[Start Data for processing]
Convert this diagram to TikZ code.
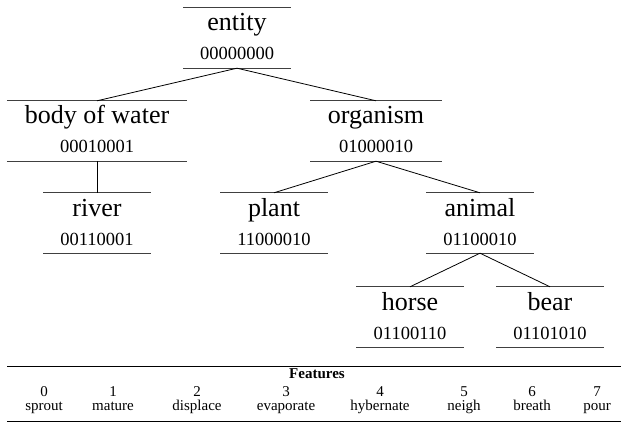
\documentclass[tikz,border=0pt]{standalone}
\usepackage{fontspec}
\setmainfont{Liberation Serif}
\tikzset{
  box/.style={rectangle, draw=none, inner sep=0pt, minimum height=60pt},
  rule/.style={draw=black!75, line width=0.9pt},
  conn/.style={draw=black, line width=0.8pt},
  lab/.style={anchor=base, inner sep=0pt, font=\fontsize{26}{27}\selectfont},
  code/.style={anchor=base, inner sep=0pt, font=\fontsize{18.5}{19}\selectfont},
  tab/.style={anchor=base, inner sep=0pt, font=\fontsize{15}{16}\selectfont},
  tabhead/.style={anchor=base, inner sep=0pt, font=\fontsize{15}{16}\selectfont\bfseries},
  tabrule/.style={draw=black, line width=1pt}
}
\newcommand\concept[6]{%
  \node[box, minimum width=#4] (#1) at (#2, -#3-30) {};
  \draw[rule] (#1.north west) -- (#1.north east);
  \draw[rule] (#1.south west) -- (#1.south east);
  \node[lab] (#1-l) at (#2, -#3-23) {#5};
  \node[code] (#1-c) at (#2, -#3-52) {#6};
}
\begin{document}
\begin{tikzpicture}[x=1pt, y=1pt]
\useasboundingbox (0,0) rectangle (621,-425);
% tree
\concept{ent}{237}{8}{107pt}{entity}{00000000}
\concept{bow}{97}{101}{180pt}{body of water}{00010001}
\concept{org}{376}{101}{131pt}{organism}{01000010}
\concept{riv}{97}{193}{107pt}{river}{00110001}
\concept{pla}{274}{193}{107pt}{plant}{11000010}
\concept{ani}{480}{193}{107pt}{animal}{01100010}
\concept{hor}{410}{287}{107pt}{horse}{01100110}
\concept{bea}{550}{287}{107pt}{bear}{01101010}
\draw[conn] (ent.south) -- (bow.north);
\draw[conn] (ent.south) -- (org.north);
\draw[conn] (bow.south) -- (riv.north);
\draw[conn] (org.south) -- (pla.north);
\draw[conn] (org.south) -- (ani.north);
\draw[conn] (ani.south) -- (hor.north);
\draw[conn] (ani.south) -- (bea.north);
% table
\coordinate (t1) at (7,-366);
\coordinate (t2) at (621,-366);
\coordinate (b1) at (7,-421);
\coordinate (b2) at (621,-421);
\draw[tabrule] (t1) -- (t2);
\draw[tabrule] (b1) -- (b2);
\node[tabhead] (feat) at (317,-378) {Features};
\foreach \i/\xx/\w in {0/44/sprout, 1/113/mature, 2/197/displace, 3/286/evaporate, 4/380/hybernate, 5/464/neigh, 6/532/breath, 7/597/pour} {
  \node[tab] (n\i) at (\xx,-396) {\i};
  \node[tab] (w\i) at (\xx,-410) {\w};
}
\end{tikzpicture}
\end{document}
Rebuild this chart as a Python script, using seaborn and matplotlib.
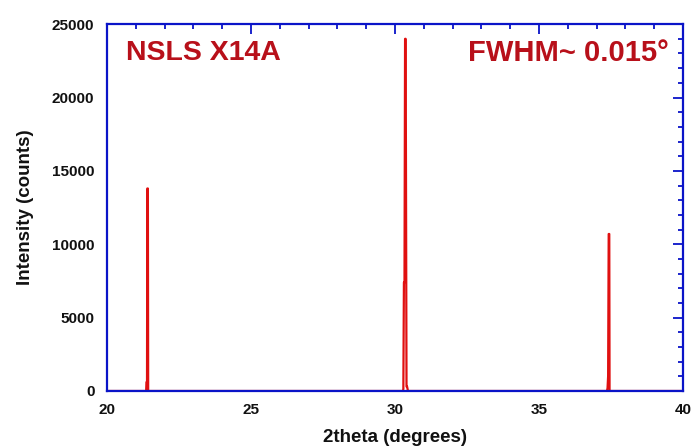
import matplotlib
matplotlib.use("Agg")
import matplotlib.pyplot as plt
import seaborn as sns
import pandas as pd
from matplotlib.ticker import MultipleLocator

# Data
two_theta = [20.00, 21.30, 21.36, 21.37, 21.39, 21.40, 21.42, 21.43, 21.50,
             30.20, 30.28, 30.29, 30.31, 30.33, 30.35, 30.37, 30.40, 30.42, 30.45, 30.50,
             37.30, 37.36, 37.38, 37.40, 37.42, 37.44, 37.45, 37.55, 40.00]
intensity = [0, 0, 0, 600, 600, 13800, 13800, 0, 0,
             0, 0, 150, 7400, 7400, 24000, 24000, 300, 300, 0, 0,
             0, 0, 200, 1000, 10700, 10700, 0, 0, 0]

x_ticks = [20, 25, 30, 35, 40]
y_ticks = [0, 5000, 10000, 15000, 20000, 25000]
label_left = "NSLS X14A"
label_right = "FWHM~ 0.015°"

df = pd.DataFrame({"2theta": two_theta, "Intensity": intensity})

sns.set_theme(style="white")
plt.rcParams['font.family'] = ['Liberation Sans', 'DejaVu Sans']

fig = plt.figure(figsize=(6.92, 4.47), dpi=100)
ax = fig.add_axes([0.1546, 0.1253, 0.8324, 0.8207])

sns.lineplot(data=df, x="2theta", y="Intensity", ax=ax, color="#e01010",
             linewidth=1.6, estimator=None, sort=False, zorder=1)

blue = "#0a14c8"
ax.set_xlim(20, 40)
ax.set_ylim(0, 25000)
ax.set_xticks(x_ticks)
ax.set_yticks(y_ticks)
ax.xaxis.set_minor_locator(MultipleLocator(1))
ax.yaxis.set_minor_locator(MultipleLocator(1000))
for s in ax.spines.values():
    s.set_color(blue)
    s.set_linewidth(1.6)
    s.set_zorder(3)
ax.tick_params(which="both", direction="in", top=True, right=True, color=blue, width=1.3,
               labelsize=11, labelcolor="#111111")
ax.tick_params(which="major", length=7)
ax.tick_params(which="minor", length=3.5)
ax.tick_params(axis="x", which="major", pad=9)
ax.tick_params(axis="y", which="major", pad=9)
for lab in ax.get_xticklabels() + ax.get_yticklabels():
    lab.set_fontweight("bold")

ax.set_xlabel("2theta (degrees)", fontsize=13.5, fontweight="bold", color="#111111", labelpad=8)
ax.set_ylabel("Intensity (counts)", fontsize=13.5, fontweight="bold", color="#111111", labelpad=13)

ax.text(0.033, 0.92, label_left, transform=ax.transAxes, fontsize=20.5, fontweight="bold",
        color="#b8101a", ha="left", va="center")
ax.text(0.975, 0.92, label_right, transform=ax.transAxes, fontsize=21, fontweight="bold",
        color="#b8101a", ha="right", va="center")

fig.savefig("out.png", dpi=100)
[End Data for processing]
#### Written task:
Transcribe the complete set of entries verbatim. No pictures belong in the copy.

#### Answer to this problem:
Convert this diagram to TikZ code.
\documentclass[tikz,border=0pt]{standalone}
\usepackage{fontspec}
\setmainfont{Liberation Serif}
\tikzset{
  box/.style={rectangle, draw=none, inner sep=0pt, minimum height=60pt},
  rule/.style={draw=black!75, line width=0.9pt},
  conn/.style={draw=black, line width=0.8pt},
  lab/.style={anchor=base, inner sep=0pt, font=\fontsize{26}{27}\selectfont},
  code/.style={anchor=base, inner sep=0pt, font=\fontsize{18.5}{19}\selectfont},
  tab/.style={anchor=base, inner sep=0pt, font=\fontsize{15}{16}\selectfont},
  tabhead/.style={anchor=base, inner sep=0pt, font=\fontsize{15}{16}\selectfont\bfseries},
  tabrule/.style={draw=black, line width=1pt}
}
\newcommand\concept[6]{%
  \node[box, minimum width=#4] (#1) at (#2, -#3-30) {};
  \draw[rule] (#1.north west) -- (#1.north east);
  \draw[rule] (#1.south west) -- (#1.south east);
  \node[lab] (#1-l) at (#2, -#3-23) {#5};
  \node[code] (#1-c) at (#2, -#3-52) {#6};
}
\begin{document}
\begin{tikzpicture}[x=1pt, y=1pt]
\useasboundingbox (0,0) rectangle (621,-425);
% tree
\concept{ent}{237}{8}{107pt}{entity}{00000000}
\concept{bow}{97}{101}{180pt}{body of water}{00010001}
\concept{org}{376}{101}{131pt}{organism}{01000010}
\concept{riv}{97}{193}{107pt}{river}{00110001}
\concept{pla}{274}{193}{107pt}{plant}{11000010}
\concept{ani}{480}{193}{107pt}{animal}{01100010}
\concept{hor}{410}{287}{107pt}{horse}{01100110}
\concept{bea}{550}{287}{107pt}{bear}{01101010}
\draw[conn] (ent.south) -- (bow.north);
\draw[conn] (ent.south) -- (org.north);
\draw[conn] (bow.south) -- (riv.north);
\draw[conn] (org.south) -- (pla.north);
\draw[conn] (org.south) -- (ani.north);
\draw[conn] (ani.south) -- (hor.north);
\draw[conn] (ani.south) -- (bea.north);
% table
\coordinate (t1) at (7,-366);
\coordinate (t2) at (621,-366);
\coordinate (b1) at (7,-421);
\coordinate (b2) at (621,-421);
\draw[tabrule] (t1) -- (t2);
\draw[tabrule] (b1) -- (b2);
\node[tabhead] (feat) at (317,-378) {Features};
\foreach \i/\xx/\w in {0/44/sprout, 1/113/mature, 2/197/displace, 3/286/evaporate, 4/380/hybernate, 5/464/neigh, 6/532/breath, 7/597/pour} {
  \node[tab] (n\i) at (\xx,-396) {\i};
  \node[tab] (w\i) at (\xx,-410) {\w};
}
\end{tikzpicture}
\end{document}
Rebuild this chart as a Python script, using seaborn and matplotlib.
import matplotlib
matplotlib.use("Agg")
import matplotlib.pyplot as plt
import seaborn as sns
import pandas as pd
from matplotlib.ticker import MultipleLocator

# Data
two_theta = [20.00, 21.30, 21.36, 21.37, 21.39, 21.40, 21.42, 21.43, 21.50,
             30.20, 30.28, 30.29, 30.31, 30.33, 30.35, 30.37, 30.40, 30.42, 30.45, 30.50,
             37.30, 37.36, 37.38, 37.40, 37.42, 37.44, 37.45, 37.55, 40.00]
intensity = [0, 0, 0, 600, 600, 13800, 13800, 0, 0,
             0, 0, 150, 7400, 7400, 24000, 24000, 300, 300, 0, 0,
             0, 0, 200, 1000, 10700, 10700, 0, 0, 0]

x_ticks = [20, 25, 30, 35, 40]
y_ticks = [0, 5000, 10000, 15000, 20000, 25000]
label_left = "NSLS X14A"
label_right = "FWHM~ 0.015°"

df = pd.DataFrame({"2theta": two_theta, "Intensity": intensity})

sns.set_theme(style="white")
plt.rcParams['font.family'] = ['Liberation Sans', 'DejaVu Sans']

fig = plt.figure(figsize=(6.92, 4.47), dpi=100)
ax = fig.add_axes([0.1546, 0.1253, 0.8324, 0.8207])

sns.lineplot(data=df, x="2theta", y="Intensity", ax=ax, color="#e01010",
             linewidth=1.6, estimator=None, sort=False, zorder=1)

blue = "#0a14c8"
ax.set_xlim(20, 40)
ax.set_ylim(0, 25000)
ax.set_xticks(x_ticks)
ax.set_yticks(y_ticks)
ax.xaxis.set_minor_locator(MultipleLocator(1))
ax.yaxis.set_minor_locator(MultipleLocator(1000))
for s in ax.spines.values():
    s.set_color(blue)
    s.set_linewidth(1.6)
    s.set_zorder(3)
ax.tick_params(which="both", direction="in", top=True, right=True, color=blue, width=1.3,
               labelsize=11, labelcolor="#111111")
ax.tick_params(which="major", length=7)
ax.tick_params(which="minor", length=3.5)
ax.tick_params(axis="x", which="major", pad=9)
ax.tick_params(axis="y", which="major", pad=9)
for lab in ax.get_xticklabels() + ax.get_yticklabels():
    lab.set_fontweight("bold")

ax.set_xlabel("2theta (degrees)", fontsize=13.5, fontweight="bold", color="#111111", labelpad=8)
ax.set_ylabel("Intensity (counts)", fontsize=13.5, fontweight="bold", color="#111111", labelpad=13)

ax.text(0.033, 0.92, label_left, transform=ax.transAxes, fontsize=20.5, fontweight="bold",
        color="#b8101a", ha="left", va="center")
ax.text(0.975, 0.92, label_right, transform=ax.transAxes, fontsize=21, fontweight="bold",
        color="#b8101a", ha="right", va="center")

fig.savefig("out.png", dpi=100)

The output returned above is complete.